If two subjects see an apple in the same way so that they can agree on what it is like, this is not only because those subjects are similar but primarily because the apple appears to them in the same way, and it appears to them in the same way because it is the same apple with certain objective properties.
I pointed out why this isn't a true statement. Yes, they can agree on what the apple is like, but the properties of the apple are still subjective (relative to the subjects), and not necessarily objective.
What those properties are can only be studied with increasing accuracy, by science for instance. But here we come to the question of what is true and what is not. There can also be false appearances.
No, I'm assuming we're not being fed lies. An assumption, sure, but we have to go with what we experience.
So things are what they are, not other things.
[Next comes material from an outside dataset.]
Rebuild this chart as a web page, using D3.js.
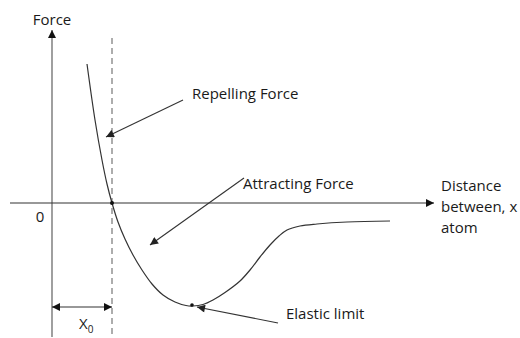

But the being of things depends on the being of subjects.
Agree there as well, but I don't assume the <objective> being of subjects.
If all subjects were removed from the world, which is impossible, the world would not change much, it would only lose its existence.
You mean it is impossible for all life to end after some time? You seem to consider life to make some ontological difference, and here you say it cannot be 'removed'. Not sure what you mean by that word choice.
Wayne92587 wrote: ↑July 25th, 2018, 11:38 am
Halc;
Your reasoning is a Rationalization, is not Rational.
What claim did I rationalize? I've tried to stay away from just asserting claims as everybody else seems to be doing.